(Charts and diagrams as code)
Begin
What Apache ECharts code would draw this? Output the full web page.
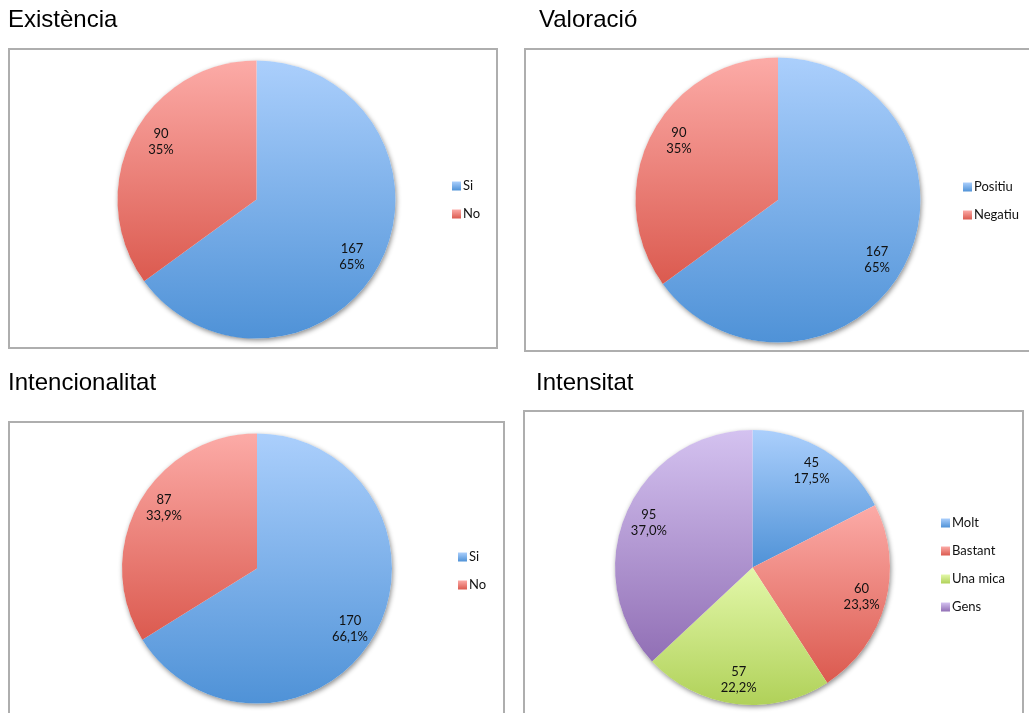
<!DOCTYPE html>
<html>
<head>
<meta charset="utf-8">
<script src="https://cdn.jsdelivr.net/npm/echarts@6/dist/echarts.min.js"></script>
<style>
  html, body { margin: 0; padding: 0; background: #ffffff; }
  #chart { width: 1029px; height: 713px; }
</style>
</head>
<body>
<div id="chart"></div>
<script>
// Survey results: four pie charts
const titleTexts = ['Existència', 'Valoració', 'Intencionalitat', 'Intensitat'];

const existenciaCats = ['Si', 'No'];
const existenciaVals = [167, 90];

const valoracioCats = ['Positiu', 'Negatiu'];
const valoracioVals = [167, 90];

const intencionalitatCats = ['Si', 'No'];
const intencionalitatVals = [170, 87];

const intensitatCats = ['Molt', 'Bastant', 'Una mica', 'Gens'];
const intensitatVals = [45, 60, 57, 95];

// decimals shown in each chart's percentage labels
const pctDecimals = [0, 0, 1, 1];

// slice gradients (top, bottom)
const sliceColors = [
  ['#abcffc', '#4f92d7'],
  ['#fcaba7', '#db5a4f'],
  ['#e3f8aa', '#b0d159'],
  ['#d4c2f0', '#916fb5']
];

const panels = [
  { cats: existenciaCats, vals: existenciaVals, title: [8, 8],
    box: [9, 49, 488, 299], center: [256.5, 199.5], r: 139, legend: [452, 178],
    labelScale: 1.56, labelStart: 86 },
  { cats: valoracioCats, vals: valoracioVals, title: [539, 8],
    box: [525, 49, 530, 302], center: [778, 200], r: 142.5, legend: [963, 179],
    labelScale: 1.58, labelStart: 86 },
  { cats: intencionalitatCats, vals: intencionalitatVals, title: [8, 371.5],
    box: [9, 422, 495, 400], center: [257, 568.5], r: 135, legend: [458, 549],
    labelScale: 1.6, labelStart: 86 },
  { cats: intensitatCats, vals: intensitatVals, title: [536, 371.5],
    box: [524, 411, 499, 400], center: [752.5, 567.5], r: 137.5, legend: [941, 515],
    labelScale: 1.6, labelStart: 90 }
];

function grad(i) {
  const c = sliceColors[i];
  return new echarts.graphic.LinearGradient(0, 0, 0, 1, [
    { offset: 0, color: c[0] },
    { offset: 1, color: c[1] }
  ]);
}

function fmtPct(v, d) {
  return v.toFixed(d).replace('.', ',') + '%';
}

const chart = echarts.init(document.getElementById('chart'), null, { renderer: 'canvas' });

const title = [];
const legend = [];
const series = [];
const graphic = [];

panels.forEach(function (p, k) {
  const total = p.vals.reduce(function (a, b) { return a + b; }, 0);
  const items = p.cats.map(function (name, i) {
    return { name: name, value: p.vals[i], itemStyle: { color: grad(i) } };
  });

  graphic.push({
    type: 'rect', silent: true, z: 0,
    shape: { x: p.box[0], y: p.box[1], width: p.box[2], height: p.box[3] },
    style: { fill: 'none', stroke: '#aeaeae', lineWidth: 2 }
  });

  title.push({
    text: titleTexts[k], left: p.title[0], top: p.title[1], padding: 0,
    textStyle: { fontFamily: 'Liberation Sans', fontSize: 24, fontWeight: 'normal', color: '#000000' }
  });

  legend.push({
    orient: 'vertical', left: p.legend[0], top: p.legend[1], padding: 0,
    data: p.cats, icon: 'rect', itemWidth: 9, itemHeight: 9, itemGap: 12,
    selectedMode: false,
    itemStyle: { borderWidth: 0 },
    textStyle: { fontFamily: 'Lato', fontSize: 13, lineHeight: 16, color: '#111111', padding: [0, 0, 0, -3] }
  });

  // soft drop shadow under the whole pie
  series.push({
    type: 'pie', silent: true, z: 1,
    center: p.center, radius: p.r, startAngle: 90,
    label: { show: false }, labelLine: { show: false },
    emphasis: { disabled: true },
    data: [{ name: '', value: total }],
    itemStyle: { color: '#ffffff', shadowBlur: 5, shadowOffsetX: 1, shadowOffsetY: 2, shadowColor: 'rgba(0,0,0,0.45)' }
  });

  // slices
  series.push({
    type: 'pie', z: 2,
    center: p.center, radius: p.r, startAngle: 90, clockwise: true,
    label: { show: false }, labelLine: { show: false },
    emphasis: { disabled: true },
    itemStyle: { borderWidth: 0 },
    data: items
  });

  // value / percentage labels, placed inside each slice
  series.push({
    type: 'pie', silent: true, z: 3,
    center: p.center, radius: p.r * p.labelScale, startAngle: p.labelStart, clockwise: true,
    avoidLabelOverlap: false,
    itemStyle: { color: 'rgba(0,0,0,0)' },
    labelLine: { show: false },
    emphasis: { disabled: true },
    label: {
      show: true, position: 'inside',
      fontFamily: 'Lato', fontSize: 13, lineHeight: 16, color: '#111111',
      formatter: function (q) {
        return q.value + '\n' + fmtPct(q.value / total * 100, pctDecimals[k]);
      }
    },
    data: p.cats.map(function (name, i) { return { name: name, value: p.vals[i] }; })
  });
});

chart.setOption({
  animation: false,
  backgroundColor: '#ffffff',
  title: title,
  legend: legend,
  graphic: graphic,
  series: series
});
</script>
</body>
</html>
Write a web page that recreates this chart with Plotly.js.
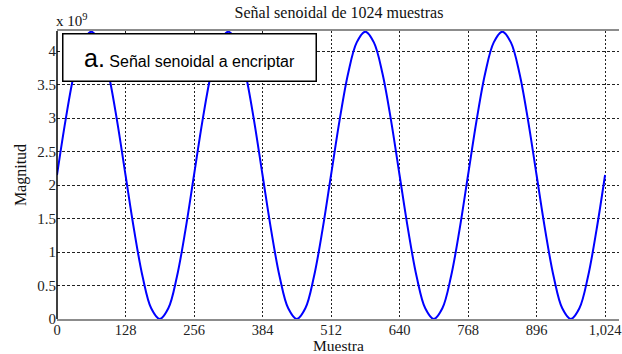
<!DOCTYPE html>
<html>
<head>
<meta charset="utf-8">
<script src="https://cdn.plot.ly/plotly-3.0.1.min.js"></script>
<style>
  html, body { margin: 0; padding: 0; background: #fff; }
  #chart { width: 622px; height: 354px; }
</style>
</head>
<body>
<div id="chart"></div>
<script>
// Sample index (every 16th sample of the 1024-sample signal)
const samples = [
  0, 16, 32, 48, 64, 80, 96, 112, 128, 144, 160, 176, 192, 208, 224, 240,
  256, 272, 288, 304, 320, 336, 352, 368, 384, 400, 416, 432, 448, 464, 480, 496,
  512, 528, 544, 560, 576, 592, 608, 624, 640, 656, 672, 688, 704, 720, 736, 752,
  768, 784, 800, 816, 832, 848, 864, 880, 896, 912, 928, 944, 960, 976, 992, 1008,
  1024
];

// Magnitude in units of 1e9
const magnitude = [
  2.15, 2.97, 3.67, 4.13, 4.29, 4.13, 3.67, 2.97, 2.15, 1.33, 0.63, 0.16, 0.00, 0.16, 0.63, 1.33,
  2.15, 2.97, 3.67, 4.13, 4.29, 4.13, 3.67, 2.97, 2.15, 1.33, 0.63, 0.16, 0.00, 0.16, 0.63, 1.33,
  2.15, 2.97, 3.67, 4.13, 4.29, 4.13, 3.67, 2.97, 2.15, 1.33, 0.63, 0.16, 0.00, 0.16, 0.63, 1.33,
  2.15, 2.97, 3.67, 4.13, 4.29, 4.13, 3.67, 2.97, 2.15, 1.33, 0.63, 0.16, 0.00, 0.16, 0.63, 1.33,
  2.15
];

const xTickVals = [0, 128, 256, 384, 512, 640, 768, 896, 1024];
const xTickText = ['0', '128', '256', '384', '512', '640', '768', '896', '1,024'];
const yTickVals = [0, 0.5, 1, 1.5, 2, 2.5, 3, 3.5, 4];
const yTickText = ['0', '0.5', '1', '1.5', '2', '2.5', '3', '3.5', '4'];

const serif = 'Liberation Serif, Times New Roman, serif';
const sans = 'Liberation Sans, Arial, sans-serif';

const trace = {
  x: samples,
  y: magnitude,
  type: 'scatter',
  mode: 'lines',
  line: { color: '#0000ff', width: 2, shape: 'spline', smoothing: 1 },
  hoverinfo: 'skip'
};

const layout = {
  width: 622,
  height: 354,
  margin: { l: 57, r: 3, t: 31, b: 35 },
  paper_bgcolor: '#ffffff',
  plot_bgcolor: '#ffffff',
  showlegend: false,
  title: {
    text: 'Señal senoidal de 1024 muestras',
    font: { family: serif, size: 16, color: '#111' },
    x: 0.545, xanchor: 'center',
    y: 0.982, yanchor: 'top'
  },
  xaxis: {
    range: [0, 1050],
    tickvals: xTickVals,
    ticktext: xTickText,
    tickfont: { family: serif, size: 14.5, color: '#222' },
    ticks: '',
    ticklen: 0,
    ticklabelstandoff: -3,
    ticklabeloverflow: 'allow',
    showgrid: true,
    gridcolor: '#222',
    gridwidth: 1,
    griddash: '2px,2px',
    zeroline: false,
    showline: true,
    linecolor: '#8c8c8c',
    linewidth: 2,
    mirror: true,
    automargin: false
  },
  yaxis: {
    range: [0, 4.3],
    tickvals: yTickVals,
    ticktext: yTickText,
    tickfont: { family: serif, size: 15, color: '#222' },
    ticks: '',
    ticklen: 0,
    showgrid: true,
    gridcolor: '#222',
    gridwidth: 1,
    griddash: '3px,2px',
    zeroline: false,
    showline: false,
    automargin: false,
    title: {
      text: 'Magnitud',
      font: { family: serif, size: 16, color: '#111' },
      standoff: 6
    }
  },
  shapes: [
    // black left spine
    { type: 'line', xref: 'paper', yref: 'paper', x0: 0, x1: 0, y0: 0, y1: 1,
      line: { color: '#000', width: 1.5 } }
  ],
  annotations: [
    // x-axis title, placed just under the tick labels
    {
      xref: 'paper', yref: 'paper', x: 0.5, y: -26.5 / 288,
      xanchor: 'center', yanchor: 'middle', showarrow: false,
      text: 'Muestra',
      font: { family: serif, size: 15.5, color: '#111' }
    },
    {
      xref: 'paper', yref: 'paper', x: -0.005, y: 1.0,
      xanchor: 'left', yanchor: 'bottom', showarrow: false,
      text: 'x 10<sup>9</sup>',
      font: { family: serif, size: 15, color: '#111' }
    },
    {
      xref: 'paper', yref: 'paper', x: 5 / 562, y: 0.993,
      xanchor: 'left', yanchor: 'top', showarrow: false,
      width: 250, height: 44, align: 'center', valign: 'middle',
      bgcolor: '#ffffff', bordercolor: '#000', borderwidth: 1.5, borderpad: 1,
      text: '<span style="font-size:25px">a.</span> Señal senoidal a encriptar',
      font: { family: sans, size: 16, color: '#000' }
    }
  ]
};

Plotly.newPlot('chart', [trace], layout, { displayModeBar: false, staticPlot: true });
</script>
</body>
</html>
End
Hand back the exact lines from the start of the entries to the line with "const existenciaVals = [167, 90];", both ends kept and pictures left out.

What Apache ECharts code would draw this? Output the full web page.
<!DOCTYPE html>
<html>
<head>
<meta charset="utf-8">
<script src="https://cdn.jsdelivr.net/npm/echarts@6/dist/echarts.min.js"></script>
<style>
  html, body { margin: 0; padding: 0; background: #ffffff; }
  #chart { width: 1029px; height: 713px; }
</style>
</head>
<body>
<div id="chart"></div>
<script>
// Survey results: four pie charts
const titleTexts = ['Existència', 'Valoració', 'Intencionalitat', 'Intensitat'];

const existenciaCats = ['Si', 'No'];
const existenciaVals = [167, 90];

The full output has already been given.